Il faudra cependant attendre l’année 2009 pour voir surgir leur premier CD au titre éponyme, avec une magnifique pochette illustrée par Clémence Bourdaud, un artwork rappelant un peu l’innocence infantile et une cruauté extrême combinées avec l’hilarante (et ultra-gore !) mini série animée « Happy Tree Friends ». Il convient ici de préciser que Clémence est membre à part entière du projet Aeris, celle-ci jouant un rôle graphique important durant les concerts du combo, projections vidéo et créations spontanées à l’appui. A travers ce premier essai, les nantais affirmaient déjà une identité bien trempée, et des influences parfaitement digérées, pour un résultat naviguant entre metal progressif, jazz groovy et effluves post-rock.

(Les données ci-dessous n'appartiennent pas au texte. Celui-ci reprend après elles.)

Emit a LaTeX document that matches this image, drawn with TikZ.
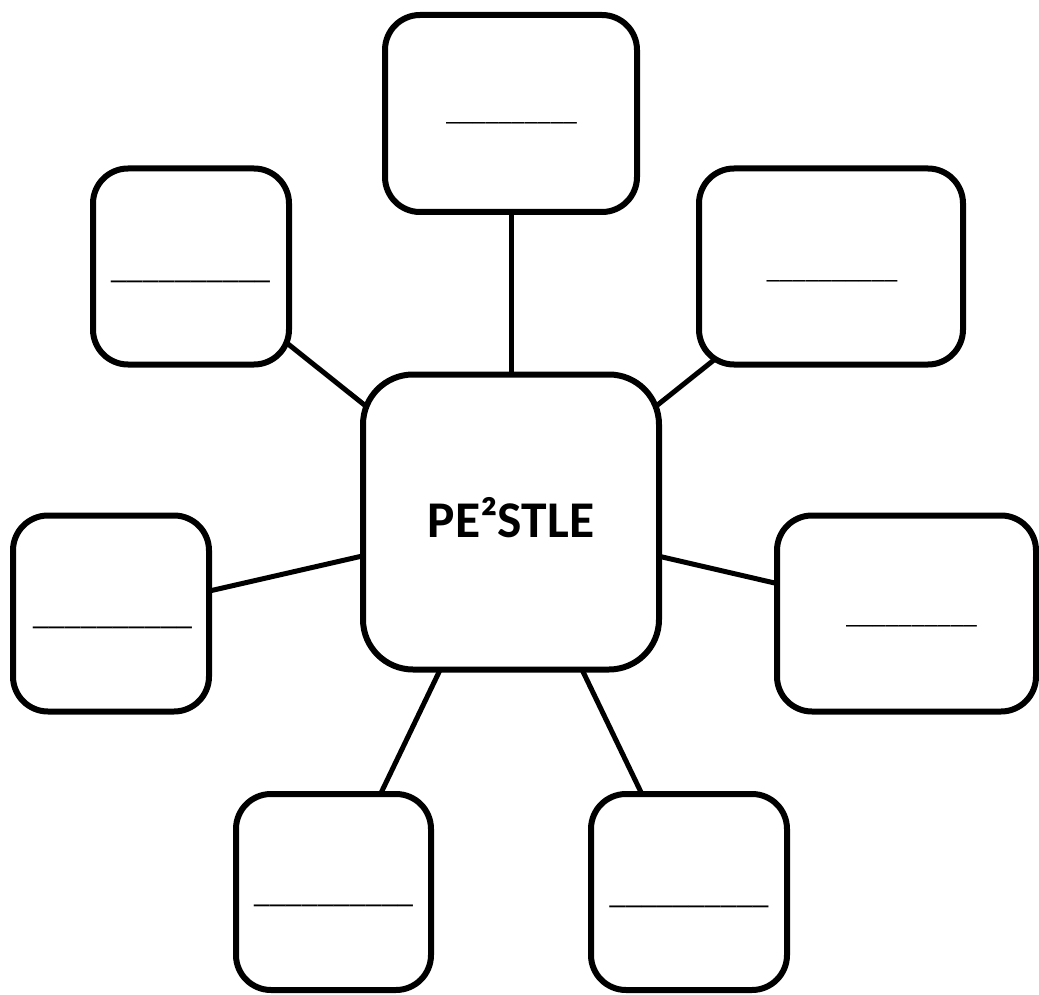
\documentclass[tikz,border=0pt]{standalone}
\usepackage{fontspec}
\setmainfont{Carlito}
\usetikzlibrary{backgrounds}
\tikzset{
  box/.style={draw=black, line width=6pt, fill=white, rounded corners=35pt, inner sep=0pt, outer sep=0pt},
  hub/.style={box, rounded corners=50pt},
  link/.style={draw=black, line width=5pt},
  blankS/.style={inner sep=0pt, outer sep=0pt, anchor=base, font=\fontsize{26.3}{30}\selectfont},
  blankL/.style={inner sep=0pt, outer sep=0pt, anchor=base, font=\fontsize{32}{36}\selectfont},
  title/.style={inner sep=0pt, outer sep=0pt, anchor=base, font=\fontsize{51.5}{60}\selectfont\bfseries}
}
\begin{document}
\begin{tikzpicture}[x=1pt,y=-1pt]
\useasboundingbox (0,0) rectangle (1039,995);
% boxes
\node[hub, minimum width=296pt, minimum height=295pt] (c) at (511,522) {};
\node[box, minimum width=252pt, minimum height=197pt] (t) at (511,113.5) {};
\node[box, minimum width=196pt, minimum height=196pt] (tl) at (191,266.5) {};
\node[box, minimum width=264pt, minimum height=196pt] (tr) at (831,266.5) {};
\node[box, minimum width=196pt, minimum height=196pt] (l) at (111,613.5) {};
\node[box, minimum width=259pt, minimum height=196pt] (r) at (906.5,613.5) {};
\node[box, minimum width=195pt, minimum height=196pt] (bl) at (333.5,892) {};
\node[box, minimum width=196pt, minimum height=196pt] (br) at (689,892) {};
% connectors
\begin{scope}[on background layer]
\draw[link] (t.center) -- (c.center);
\draw[link] (tl.center) -- (c.center);
\draw[link] (tr.center) -- (c.center);
\draw[link] (l.center) -- (c.center);
\draw[link] (r.center) -- (c.center);
\draw[link] (bl.center) -- (c.center);
\draw[link] (br.center) -- (c.center);
\end{scope}
% texts
\node[title] (ctext) at (511,537) {PE²STLE};
\node[blankS] (ttext) at (511.5,120.5) {\_\_\_\_\_\_\_\_\_\_};
\node[blankL] (tltext) at (190.5,279) {\_\_\_\_\_\_\_\_\_\_};
\node[blankS] (trtext) at (832,278.5) {\_\_\_\_\_\_\_\_\_\_};
\node[blankL] (ltext) at (112.5,624) {\_\_\_\_\_\_\_\_\_\_};
\node[blankS] (rtext) at (911.5,623.5) {\_\_\_\_\_\_\_\_\_\_};
\node[blankL] (bltext) at (333.5,902) {\_\_\_\_\_\_\_\_\_\_};
\node[blankL] (brtext) at (689,903) {\_\_\_\_\_\_\_\_\_\_};
\end{tikzpicture}
\end{document}
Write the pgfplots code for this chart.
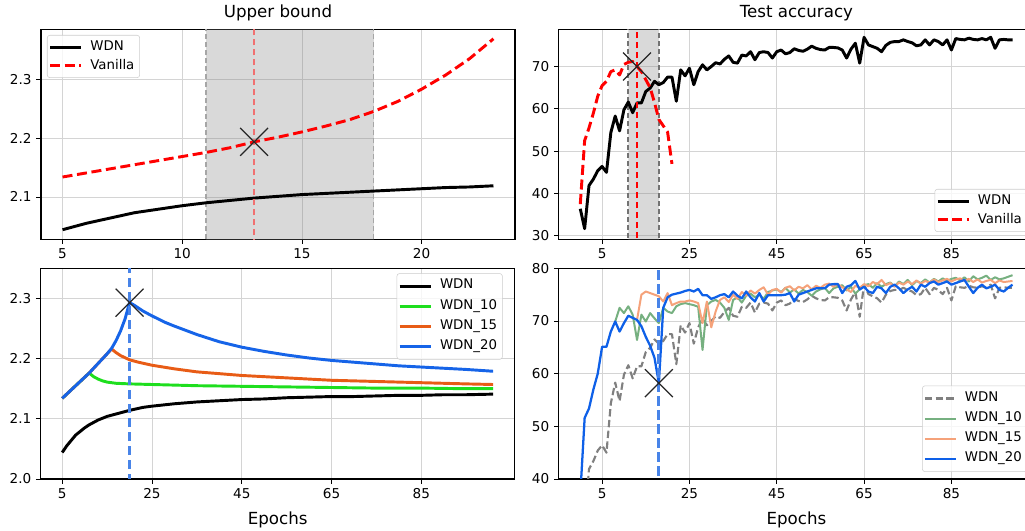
\documentclass[border=0pt]{standalone}
\usepackage{fontspec}
\setmainfont{DejaVu Sans}
\usepackage{pgfplots}
\usepackage{pgfplotstable}
\pgfplotsset{compat=1.18}

\definecolor{wgreen}{RGB}{30,222,30}
\definecolor{worange}{RGB}{232,92,22}
\definecolor{wblue}{RGB}{22,100,232}
\definecolor{lgreen}{RGB}{118,176,128}
\definecolor{lorange}{RGB}{245,162,122}
\definecolor{lblue}{RGB}{14,96,232}
\definecolor{vblue}{RGB}{72,132,232}
\definecolor{vred}{RGB}{240,112,112}

\pgfplotsset{
  panel/.style={
    scale only axis, anchor=south west,
    axis line style={line width=0.8pt},
    tick align=outside, tick pos=left,
    major tick length=3.5pt, tick style={line width=0.6pt, black},
    grid=major, grid style={line width=0.6pt, draw=black!17},
    tick label style={font=\fontsize{10.2}{11.5}\selectfont},
    /pgf/number format/assume math mode=true,
    title style={font=\fontsize{12.5}{14}\selectfont, at={(0.5,1)}, anchor=base, yshift=2.5pt},
    xlabel style={font=\fontsize{12.5}{14}\selectfont, at={(0.5,0)}, anchor=base, yshift=-34pt},
    legend cell align=left,
    legend image code/.code={\draw[#1] (0cm,0cm) -- (0.82cm,0cm);},
    legend style={font=\fontsize{10}{11.5}\selectfont, draw=black!20,
      rounded corners=2pt, fill=white, fill opacity=0.8, text opacity=1,
      inner xsep=1pt, inner ysep=2pt,
      /tikz/every odd column/.append style={column sep=2.8pt},
      nodes={inner xsep=3pt, inner ysep=2.2pt, text height=7.3pt, text depth=2.2pt}},
  },
  onedec/.style={yticklabel style={/pgf/number format/fixed,
    /pgf/number format/precision=1, /pgf/number format/fixed zerofill}},
  xmk/.style={only marks, mark=x, mark size=14.8pt,
    mark options={solid, line width=0.9pt, draw=black!85}, forget plot},
}

% test accuracy of WDN (used in both right panels)
\pgfplotstableread{
x y
0 36.4
1 31.7
2 41.9
3 43.4
4 45.4
5 46.4
6 45.0
7 54.4
8 58.3
9 54.8
10 59.8
11 61.6
12 59.1
13 61.4
14 61.4
15 64.1
16 64.9
17 66.5
18 65.7
19 66.2
20 67.5
21 67.5
22 61.8
23 69.2
24 67.8
25 69.6
26 65.7
27 68.8
28 70.4
29 69.2
30 70.0
31 70.9
32 70.6
33 71.7
34 72.5
35 71.0
36 70.8
37 72.7
38 72.5
39 73.5
40 71.6
41 73.3
42 73.5
43 73.3
44 72.0
45 73.5
46 73.9
47 73.0
48 73.3
49 74.2
50 73.8
51 73.6
52 74.1
53 74.8
54 74.3
55 74.0
56 73.9
57 74.5
58 74.5
59 74.4
60 73.9
61 72.0
62 74.1
63 75.5
64 70.8
65 76.9
66 75.1
67 74.7
68 74.3
69 73.5
70 75.0
71 75.7
72 75.9
73 75.9
74 76.3
75 75.9
76 75.6
77 74.9
78 75.1
79 76.3
80 75.1
81 76.3
82 75.9
83 75.1
84 76.3
85 73.9
86 76.6
87 76.4
88 76.3
89 76.7
90 76.4
91 76.3
92 76.6
93 76.3
94 76.9
95 74.3
96 76.3
97 76.4
98 76.3
99 76.3
}\wdnacc

\begin{document}
\begin{tikzpicture}

% ---------- upper bound ----------
\begin{axis}[panel, onedec, at={(30.75pt,218.8pt)}, width=355.5pt, height=157.5pt,
  xmin=4.1, xmax=23.9, ymin=2.0277, ymax=2.3863,
  xtick={5,10,15,20}, ytick={2.1,2.2,2.3},
  title={Upper bound},
  legend style={at={(0,1)}, anchor=north west, xshift=4.5pt, yshift=-4.3pt}]
\addplot[draw=none, fill=gray, fill opacity=0.3, forget plot]
  coordinates {(11,2.0) (18,2.0) (18,2.4) (11,2.4) (11,2.0)};
\addplot[black!35, line width=1.1pt, dash pattern=on 4pt off 2pt, forget plot]
  coordinates {(11,2.0) (11,2.4)};
\addplot[black!35, line width=1.1pt, dash pattern=on 4pt off 2pt, forget plot]
  coordinates {(18,2.0) (18,2.4)};
\addplot[black, line width=2.2pt, line join=round] coordinates {
  (5,2.044) (6,2.055) (7,2.064) (8,2.073) (9,2.079) (10,2.085) (11,2.090)
  (12,2.094) (13,2.098) (14,2.101) (15,2.104) (16,2.106) (17,2.108)
  (18,2.110) (19,2.112) (20,2.114) (21,2.116) (22,2.117) (23,2.119)};
\addlegendentry{WDN}
\addplot[red, line width=2.2pt, dash pattern=on 7.5pt off 3.5pt] coordinates {
  (5,2.134) (6,2.141) (7,2.148) (8,2.155) (9,2.162) (10,2.169) (11,2.176)
  (12,2.184) (13,2.194) (14,2.202) (15,2.211) (16,2.221) (17,2.232)
  (18,2.246) (19,2.263) (20,2.284) (21,2.308) (22,2.336) (23,2.370)};
\addlegendentry{Vanilla}
\addplot[vred, line width=1.3pt, dash pattern=on 5pt off 2.5pt, forget plot]
  coordinates {(13,2.0) (13,2.4)};
\addplot[xmk] coordinates {(13,2.194)};
\end{axis}

% ---------- test accuracy ----------
\begin{axis}[panel, at={(419pt,218.8pt)}, width=356.6pt, height=157.5pt,
  xmin=-4.95, xmax=103.95, ymin=29.2, ymax=78.8,
  xtick={5,25,45,65,85}, ytick={30,40,50,60,70},
  title={Test accuracy},
  legend style={at={(1,0)}, anchor=south east, xshift=-5pt, yshift=5.5pt}]
\addplot[draw=none, fill=gray, fill opacity=0.3, forget plot]
  coordinates {(11,20) (18,20) (18,90) (11,90) (11,20)};
\addplot[black!55, line width=1.4pt, dash pattern=on 4pt off 2pt, forget plot]
  coordinates {(11,20) (11,90)};
\addplot[black!55, line width=1.4pt, dash pattern=on 4pt off 2pt, forget plot]
  coordinates {(18,20) (18,90)};
\addplot[black, line width=2.2pt, line join=round] table[x=x, y=y] {\wdnacc};
\addlegendentry{WDN}
\addplot[red, line width=2.2pt, dash pattern=on 7.5pt off 3.5pt, line join=round] coordinates {
  (0,37.5) (1,52.5) (2,55.5) (3,59.0) (4,63.0) (5,65.5) (6,66.5) (7,68.8)
  (8,69.2) (9,68.0) (10,70.5) (11,71.0) (12,71.2) (13,70.0) (14,68.8)
  (15,66.9) (16,65.0) (17,61.5) (18,57.5) (19,56.0) (20,54.5) (21,47.0)};
\addlegendentry{Vanilla}
\addplot[red, line width=1.6pt, dash pattern=on 5pt off 2.5pt, forget plot]
  coordinates {(13,20) (13,90)};
\addplot[xmk] coordinates {(13,70.0)};
\end{axis}

% ---------- bound with restarts ----------
\begin{axis}[panel, onedec, at={(30.5pt,39pt)}, width=355.5pt, height=158pt,
  xmin=0.2, xmax=105.8, ymin=2.0, ymax=2.35,
  xtick={5,25,45,65,85}, ytick={2.0,2.1,2.2,2.3},
  xlabel={Epochs},
  legend style={at={(1,1)}, anchor=north east, xshift=-9pt, yshift=-3.7pt,
    nodes={text depth=3.4pt}}]
\addplot[black, line width=2.2pt, line join=round] coordinates {
  (5,2.044) (6,2.055) (7,2.064) (8,2.073) (9,2.079) (10,2.085) (11,2.090)
  (12,2.094) (13,2.098) (14,2.101) (15,2.104) (16,2.106) (17,2.108)
  (18,2.110) (20,2.114) (23,2.119) (25,2.121) (30,2.125) (35,2.128)
  (40,2.130) (45,2.132) (50,2.133) (55,2.135) (60,2.136) (65,2.137)
  (70,2.137) (75,2.138) (80,2.139) (85,2.139) (90,2.140) (95,2.140) (101,2.141)};
\addlegendentry{WDN}
\addplot[wgreen, line width=2.2pt, line join=round] coordinates {
  (5,2.134) (6,2.141) (7,2.148) (8,2.155) (9,2.162) (10,2.169) (11,2.176)
  (12,2.170) (13,2.166) (14,2.163) (15,2.161) (17,2.159) (20,2.158)
  (25,2.157) (30,2.156) (35,2.155) (45,2.154) (55,2.153) (65,2.152)
  (75,2.151) (85,2.151) (95,2.150) (101,2.150)};
\addlegendentry{WDN\_10}
\addplot[worange, line width=2.2pt, line join=round] coordinates {
  (5,2.134) (6,2.141) (7,2.148) (8,2.155) (9,2.162) (10,2.169) (11,2.176)
  (12,2.184) (13,2.192) (14,2.200) (15,2.208) (16,2.216) (17,2.210)
  (18,2.205) (20,2.198) (22,2.194) (25,2.189) (30,2.183) (35,2.178)
  (40,2.175) (45,2.172) (50,2.170) (55,2.168) (60,2.166) (65,2.164)
  (70,2.163) (75,2.162) (80,2.161) (85,2.160) (90,2.159) (95,2.158) (101,2.157)};
\addlegendentry{WDN\_15}
\addplot[wblue, line width=2.2pt, line join=round] coordinates {
  (5,2.134) (6,2.141) (7,2.148) (8,2.155) (9,2.162) (10,2.169) (11,2.176)
  (12,2.184) (13,2.192) (14,2.200) (15,2.208) (16,2.217) (17,2.230)
  (18,2.246) (19,2.266) (20,2.293) (21,2.289) (22,2.284) (23,2.279)
  (25,2.271) (28,2.260) (30,2.254) (35,2.240) (40,2.228) (45,2.219)
  (50,2.212) (55,2.206) (60,2.201) (65,2.197) (70,2.194) (75,2.191)
  (80,2.188) (85,2.186) (90,2.184) (95,2.182) (101,2.179)};
\addlegendentry{WDN\_20}
\addplot[vblue, line width=2.2pt, dash pattern=on 7pt off 3.5pt, forget plot]
  coordinates {(20,1.9) (20,2.4)};
\addplot[xmk] coordinates {(20,2.293)};
\end{axis}

% ---------- accuracy with restarts ----------
\begin{axis}[panel, at={(419pt,39pt)}, width=356.6pt, height=158pt,
  xmin=-4.95, xmax=103.95, ymin=40, ymax=80,
  xtick={5,25,45,65,85}, ytick={40,50,60,70,80},
  xlabel={Epochs},
  legend style={at={(1,0)}, anchor=south east, xshift=-5pt, yshift=5.3pt,
    nodes={text depth=3.4pt}}]
\addplot[black!50, line width=1.6pt, dash pattern=on 5.5pt off 2.6pt, line join=round]
  table[x=x, y=y] {\wdnacc};
\addlegendentry{WDN}
\addplot[lgreen, line width=1.5pt, line join=round] table {
x y
8 69.9
9 72.5
10 71.5
11 72.8
12 71.2
13 66.4
14 71.2
15 69.9
16 71.5
17 70.5
18 69.6
19 72.5
20 71.8
21 71.5
22 72.8
23 73.2
24 73.4
25 73.2
26 73.0
27 72.7
28 64.5
29 73.0
30 73.7
31 74.0
32 73.5
33 72.5
34 70.2
35 74.0
36 74.5
37 73.5
38 74.8
39 75.2
40 74.5
41 75.0
42 74.2
43 75.5
44 75.8
45 76.0
46 75.5
47 76.3
48 75.4
49 76.0
50 75.2
51 75.9
52 75.5
53 74.8
54 75.6
55 76.0
56 76.3
57 75.3
58 76.2
59 76.5
60 76.8
61 75.8
62 76.5
63 75.2
64 76.0
65 76.8
66 77.0
67 76.3
68 77.2
69 76.5
70 77.0
71 77.3
72 76.6
73 77.5
74 77.0
75 77.8
76 76.8
77 77.6
78 77.2
79 77.9
80 77.3
81 78.0
82 77.5
83 78.1
84 77.6
85 78.0
86 78.2
87 77.7
88 78.3
89 77.5
90 78.5
91 77.9
92 78.2
93 78.6
94 77.8
95 78.3
96 77.9
97 78.1
98 78.4
99 78.7
};
\addlegendentry{WDN\_10}
\addplot[lorange, line width=1.5pt, line join=round] table {
x y
13 70.2
14 75.0
15 75.6
16 75.3
17 75.0
18 74.7
19 73.7
20 75.3
21 73.0
22 73.4
23 73.7
24 73.7
25 73.9
26 73.7
27 73.4
28 69.6
29 73.7
30 68.8
31 71.8
32 74.0
33 74.5
34 73.6
35 75.0
36 74.2
37 75.5
38 74.8
39 75.8
40 75.2
41 75.9
42 76.4
43 75.0
44 75.9
45 76.1
46 75.4
47 76.3
48 76.6
49 75.8
50 76.5
51 76.2
52 76.8
53 76.0
54 76.7
55 76.3
56 76.9
57 77.1
58 76.5
59 77.0
60 76.4
61 76.0
62 75.5
63 76.7
64 76.3
65 77.0
66 76.6
67 77.4
68 77.0
69 77.8
70 76.8
71 77.2
72 76.5
73 77.3
74 76.9
75 77.5
76 77.0
77 77.7
78 77.1
79 77.6
80 77.3
81 77.9
82 77.4
83 77.7
84 78.0
85 77.5
86 77.9
87 78.1
88 77.6
89 78.0
90 77.4
91 77.9
92 77.3
93 77.6
94 77.8
95 77.2
96 77.7
97 77.4
98 77.5
99 77.6
};
\addlegendentry{WDN\_15}
\addplot[lblue, line width=1.7pt, line join=round] table {
x y
0 37.0
1 51.6
2 53.4
3 57.0
4 60.0
5 65.1
6 65.1
7 68.0
8 69.9
9 68.0
10 69.6
11 71.0
12 70.6
13 70.2
14 69.0
15 67.0
16 65.3
17 63.0
18 58.2
19 72.5
20 74.5
21 75.0
22 75.2
23 75.4
24 75.7
25 75.9
26 75.6
27 76.1
28 74.9
29 74.9
30 74.2
31 74.5
32 74.9
33 75.1
34 74.5
35 75.6
36 74.8
37 74.3
38 75.6
39 74.5
40 73.7
41 75.3
42 73.7
43 74.9
44 74.9
45 74.9
46 74.9
47 75.0
48 75.3
49 73.7
50 75.0
51 75.3
52 75.6
53 75.9
54 76.2
55 76.2
56 76.2
57 76.9
58 77.0
59 77.0
60 75.3
61 76.5
62 76.8
63 77.6
64 76.0
65 76.5
66 75.6
67 75.3
68 76.5
69 76.2
70 75.3
71 76.5
72 76.9
73 76.2
74 75.3
75 76.0
76 76.5
77 75.6
78 76.9
79 76.5
80 77.2
81 77.5
82 76.9
83 77.2
84 77.5
85 76.9
86 77.2
87 77.5
88 77.8
89 76.5
90 75.3
91 76.3
92 76.9
93 76.2
94 76.5
95 76.9
96 75.9
97 75.6
98 76.3
99 76.9
};
\addlegendentry{WDN\_20}
\addplot[vblue, line width=2.2pt, dash pattern=on 7pt off 3.5pt, forget plot]
  coordinates {(18,30) (18,90)};
\addplot[xmk] coordinates {(18,58.2)};
\end{axis}

\pgfresetboundingbox
\path (0,0) rectangle (768.75pt,398.25pt);
\end{tikzpicture}
\end{document}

C’est avec un line-up quelque-peu remanié qu’Aeris nous livre aujourd’hui sa nouvelle galette baptisée « Temple », toujours illustrée par la très talentueuse Clémence Bourdaud et son style « BD morbide » (sachant que la dessinatrice a plus d’une corde à son arc en la matière !). Cerise sur le gâteau, l’album voit le jour sous l’égide du label Ex-Tension, filiale de Seventh Records, maison renommée bien connue des fans de Magma. Les rênes du groupe sont toujours tenues par Manuel et Boris. Emerson Paris (ex-Lemurya, autre groupe rock nantais au style hybride et très original) vient remplacer Samuel qui a depuis quitté le navire (mais qui est toutefois crédité à la composition du remarquable « Flame »), sans oublier l’intégration de Louis Godart à la guitare, par ailleurs membre du groupe metal-progressif A Prison Called Earth dont le fameux « Rise Of The Octopus », paru en 2011, a reçu un bel accueil critique.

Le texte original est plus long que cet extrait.